Gemma Stevenson is a former wheelchair tennis player who now covers disability sport as a journalist and lectures sports journalism students on disability coverage. She says the turning point came at Beijing 2008, when Paralympic sport was treated as equal to its Olympic counterpart, but that the media lagged behind, with the Paralympics still considered second-best.

Stevenson acknowledges that 2012 represented a huge shift in how seriously disability sport was treated, but she says the conversation around the Games wasn’t as revolutionary as many believed. According to research on how the Paralympics have been covered, “a lot of the narratives we use around disabled athletes actually stem from nearly 200 years ago”, she says. Indeed, the superhuman – or “super crip” – concept originated in freak shows.

“How we frame Paralympic narratives in media goes all the way back to the Victorians and this fantasy framing of disability. So I always question: why are we using a narrative from the 1800s and 1900s to frame disabled people now?” It seems that the team behind the new Channel 4 trailer asked itself the same thing.
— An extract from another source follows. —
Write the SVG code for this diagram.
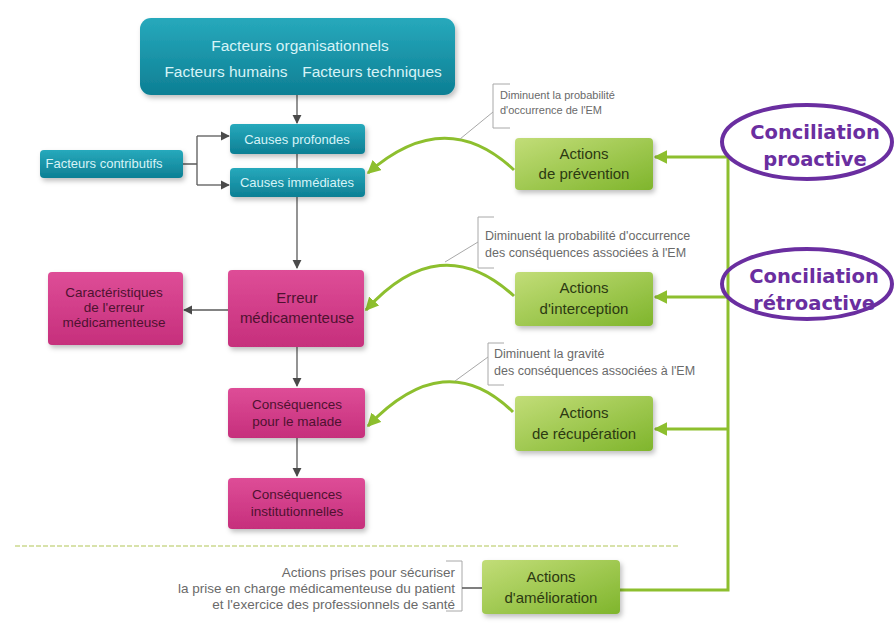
<svg xmlns="http://www.w3.org/2000/svg" width="895" height="624" viewBox="0 0 895 624">
<style>
.tl{fill:#d6f3f7;font-family:"Liberation Sans",Arial,sans-serif;font-size:13px;text-anchor:middle}
.pk{fill:#4e1230;font-family:"Liberation Sans",Arial,sans-serif;font-size:13.5px;text-anchor:middle}
.gr{fill:#2c3a12;font-family:"Liberation Sans",Arial,sans-serif;font-size:15px;text-anchor:middle}
.an{fill:#6a6a6a;font-family:"Liberation Sans",Arial,sans-serif;font-size:12.5px}
.cc{fill:#6a2ea0;font-family:"DejaVu Sans",Verdana,sans-serif;font-size:19.5px;font-weight:bold;text-anchor:middle}
.ln{stroke:#5a5a5a;stroke-width:1.3;fill:none}
.gl{stroke:#8dbf2e;stroke-width:3;fill:none}
.br{stroke:#a8a8a8;stroke-width:1;fill:none}
.el{fill:none;stroke:#6a2ea0;stroke-width:4}
</style>
<defs>
<linearGradient id="gt" x1="0" y1="0" x2="0" y2="1"><stop offset="0" stop-color="#27a9bc"/><stop offset="1" stop-color="#0d7f94"/></linearGradient>
<linearGradient id="gp" x1="0" y1="0" x2="0" y2="1"><stop offset="0" stop-color="#de4d97"/><stop offset="1" stop-color="#c62f7c"/></linearGradient>
<linearGradient id="gg" x1="0" y1="0" x2="1" y2="1"><stop offset="0" stop-color="#c2dd78"/><stop offset="1" stop-color="#7fb52c"/></linearGradient>
<filter id="sh" x="-10%" y="-10%" width="130%" height="140%"><feDropShadow dx="2" dy="3" stdDeviation="2.5" flood-color="#000" flood-opacity="0.25"/></filter>
<marker id="ad" viewBox="0 0 10 10" refX="9" refY="5" markerWidth="7" markerHeight="7" orient="auto"><path d="M0,0 L10,5 L0,10 z" fill="#4a4a4a"/></marker>
<marker id="ag" viewBox="0 0 10 10" refX="9" refY="5" markerWidth="4.5" markerHeight="4.5" orient="auto"><path d="M0,0 L10,5 L0,10 z" fill="#8dbf2e"/></marker>
</defs>
<rect width="895" height="624" fill="#ffffff"/>

<g id="connectors">
<path class="ln" d="M297,95 V123" marker-end="url(#ad)"/>
<path class="ln" d="M297,154 V168"/>
<path class="ln" d="M297,197 V268" marker-end="url(#ad)"/>
<path class="ln" d="M183,164 H197 M197,136 V185"/>
<path class="ln" d="M197,136 H229" marker-end="url(#ad)"/>
<path class="ln" d="M197,185 H229" marker-end="url(#ad)"/>
<path class="ln" d="M228,310 H184" marker-end="url(#ad)"/>
<path class="ln" d="M297,347 V386" marker-end="url(#ad)"/>
<path class="ln" d="M297,438 V476" marker-end="url(#ad)"/>
<path d="M15,546 H680" stroke="#cbd98f" stroke-width="1.5" stroke-dasharray="5,2" fill="none"/>
<path class="gl" d="M728,157 V590 H620"/>
<path class="gl" d="M728,157 H655" marker-end="url(#ag)"/>
<path class="gl" d="M728,297 H655" marker-end="url(#ag)"/>
<path class="gl" d="M728,429 H655" marker-end="url(#ag)"/>
<path class="gl" d="M514,170 Q445,105 368,173" marker-end="url(#ag)"/>
<path class="gl" d="M514,296 Q440,228 366,310" marker-end="url(#ag)"/>
<path class="gl" d="M513,412 Q445,345 368,426" marker-end="url(#ag)"/>
<path class="br" d="M460,139 L493,112 M510,84 H493 V128 H510"/>
<path class="br" d="M445,262 L478,242 M494,217 H478 V268 H494"/>
<path class="br" d="M455,381 L488,357 M504,343 H488 V385 H504"/>
<path class="br" d="M446,561 H462 V611 H446"/>
<path d="M462,588 H482" stroke="#555" stroke-width="1.5"/>
</g>

<g id="facteurs-top">
<rect x="140" y="18" width="315" height="77" rx="11" fill="url(#gt)" filter="url(#sh)"/>
<text class="tl" x="300" y="51" style="font-size:15.5px">Facteurs organisationnels</text>
<text class="tl" x="226" y="77" style="font-size:15.5px">Facteurs humains</text>
<text class="tl" x="372" y="77" style="font-size:15.5px">Facteurs techniques</text>
</g>
<g id="causes-profondes">
<rect x="230" y="124" width="135" height="30" rx="4" fill="url(#gt)" filter="url(#sh)"/>
<text class="tl" x="297" y="144">Causes profondes</text>
</g>
<g id="causes-immediates">
<rect x="230" y="168" width="135" height="29" rx="4" fill="url(#gt)" filter="url(#sh)"/>
<text class="tl" x="297" y="187">Causes immédiates</text>
</g>
<g id="facteurs-contributifs">
<rect x="40" y="150" width="143" height="28" rx="4" fill="url(#gt)" filter="url(#sh)"/>
<text class="tl" x="104" y="168">Facteurs contributifs</text>
</g>

<g id="erreur">
<rect x="228" y="270" width="136" height="77" rx="4" fill="url(#gp)" filter="url(#sh)"/>
<text class="pk" x="297" y="303" style="font-size:15px">Erreur</text>
<text class="pk" x="297" y="323" style="font-size:15px">médicamenteuse</text>
</g>
<g id="caracteristiques">
<rect x="48" y="272" width="135" height="73" rx="4" fill="url(#gp)" filter="url(#sh)"/>
<text class="pk" x="114" y="297">Caractéristiques</text>
<text class="pk" x="114" y="312">de l'erreur</text>
<text class="pk" x="114" y="327">médicamenteuse</text>
</g>
<g id="consequences-malade">
<rect x="228" y="388" width="137" height="50" rx="4" fill="url(#gp)" filter="url(#sh)"/>
<text class="pk" x="297" y="409">Conséquences</text>
<text class="pk" x="297" y="426">pour le malade</text>
</g>
<g id="consequences-institutionnelles">
<rect x="228" y="478" width="137" height="51" rx="4" fill="url(#gp)" filter="url(#sh)"/>
<text class="pk" x="297" y="499">Conséquences</text>
<text class="pk" x="297" y="516">institutionnelles</text>
</g>

<g id="actions-prevention">
<rect x="515" y="138" width="138" height="52" rx="4" fill="url(#gg)" filter="url(#sh)"/>
<text class="gr" x="584" y="159">Actions</text>
<text class="gr" x="584" y="179">de prévention</text>
</g>
<g id="actions-interception">
<rect x="515" y="272" width="138" height="54" rx="4" fill="url(#gg)" filter="url(#sh)"/>
<text class="gr" x="584" y="293">Actions</text>
<text class="gr" x="584" y="314">d'interception</text>
</g>
<g id="actions-recuperation">
<rect x="515" y="396" width="138" height="55" rx="4" fill="url(#gg)" filter="url(#sh)"/>
<text class="gr" x="584" y="418">Actions</text>
<text class="gr" x="584" y="439">de récupération</text>
</g>
<g id="actions-amelioration">
<rect x="482" y="560" width="138" height="54" rx="4" fill="url(#gg)" filter="url(#sh)"/>
<text class="gr" x="551" y="582">Actions</text>
<text class="gr" x="551" y="603">d'amélioration</text>
</g>

<g id="note-prevention">
<text class="an" x="500" y="99" style="font-size:11px">Diminuent la probabilité</text>
<text class="an" x="500" y="114" style="font-size:11px">d'occurrence de l'EM</text>
</g>
<g id="note-interception">
<text class="an" x="485" y="240">Diminuent la probabilité  d'occurrence</text>
<text class="an" x="485" y="257">des conséquences associées à  l'EM</text>
</g>
<g id="note-recuperation">
<text class="an" x="494" y="358">Diminuent la gravité</text>
<text class="an" x="494" y="375">des conséquences associées à l'EM</text>
</g>
<g id="note-amelioration">
<text class="an" x="455" y="577" text-anchor="end" style="font-size:13.5px">Actions prises pour sécuriser</text>
<text class="an" x="455" y="593" text-anchor="end" style="font-size:13.5px">la prise en charge médicamenteuse du patient</text>
<text class="an" x="455" y="609" text-anchor="end" style="font-size:13.5px">et l'exercice des professionnels de santé</text>
</g>

<g id="conciliation-proactive">
<ellipse class="el" cx="807" cy="142" rx="85" ry="37" fill="#fff"/>
<text class="cc" x="815" y="139">Conciliation</text>
<text class="cc" x="815" y="166">proactive</text>
</g>
<g id="conciliation-retroactive">
<ellipse class="el" cx="807" cy="284" rx="85" ry="35" fill="#fff"/>
<text class="cc" x="814" y="283">Conciliation</text>
<text class="cc" x="814" y="310">rétroactive</text>
</g>
</svg>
It is just one advert, but Channel 4’s trailer does leave those old tropes far behind. We want to see how these athletes fare against gravity, friction and time – and we are rooting for them. This is no pity party; the advert demands that the audience confronts its biases. With its clever choice of phrasing, this confrontation will extend – maybe, hopefully – far beyond sport. If this sets the tone for the rest of Channel 4’s Paralympic coverage, we may finally be able to celebrate disabled people’s achievements. Considering what? Absolutely nothing.